Amara Mining (OTCPK:CLUGF) has released its financial results for the first half of the year. The company's Kalsaka/Sega project produced just over 31,000 ounces of gold in the first half of the year. Unfortunately, the company's total cash cost per ounce increased substantially in the second quarter to $1,455/oz, from $1,082/oz in Q1. This resulted in a negative EBITDA in Q2 2014, and looking at these numbers, it's not a surprise that the company decided to stop the gold production from the Kalsaka/Sega mine in Burkina Faso. The site has been placed on care and maintenance and it's expected that the project will only recover gold from stockpiled ore.
These numbers are worse than I expected, but in hindsight it explains why the company decided to cease operations at Kalsaka/Sega.
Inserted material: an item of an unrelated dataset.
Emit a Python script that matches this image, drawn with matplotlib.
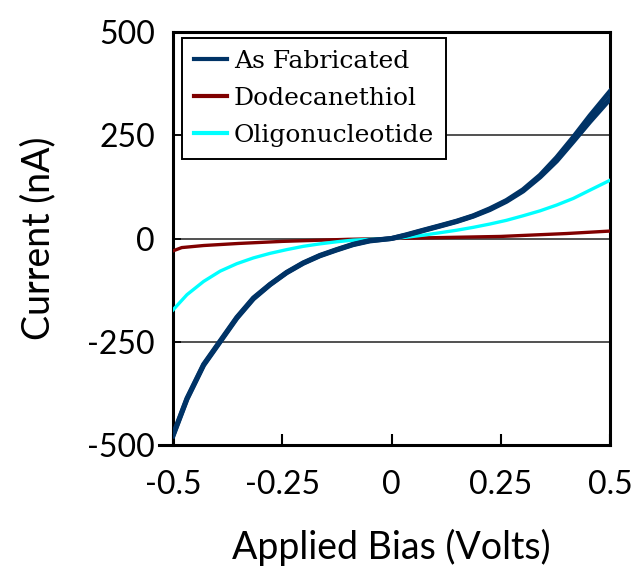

A liquidator will be appointed to oversee the liquidation of the local subsidiary of Amara Mining, but I don't expect this will have a material impact on the company. Amara Mining has a working capital position of $11.3M and this should be sufficient to cover the company's ongoing 80,000 meter drill program at the Yaouré project in Ivory Coast and a low-cost optimization program at the Baomahun project in Sierra Leone.
I'm not expecting much from this optimization program in Sierra Leone, because as you know my attention is entirely focused on the Yaouré project which currently contains 6.3 million ounces of gold. However, after looking at the drill pattern at Yaouré and the planned additional drill holes, I'm pretty sure Yaouré will eventually contain in excess of 8 million ounces of gold and this will put Amara on the radar of every Africa-focused gold mining company.
Disclosure: The author is long CLUGF.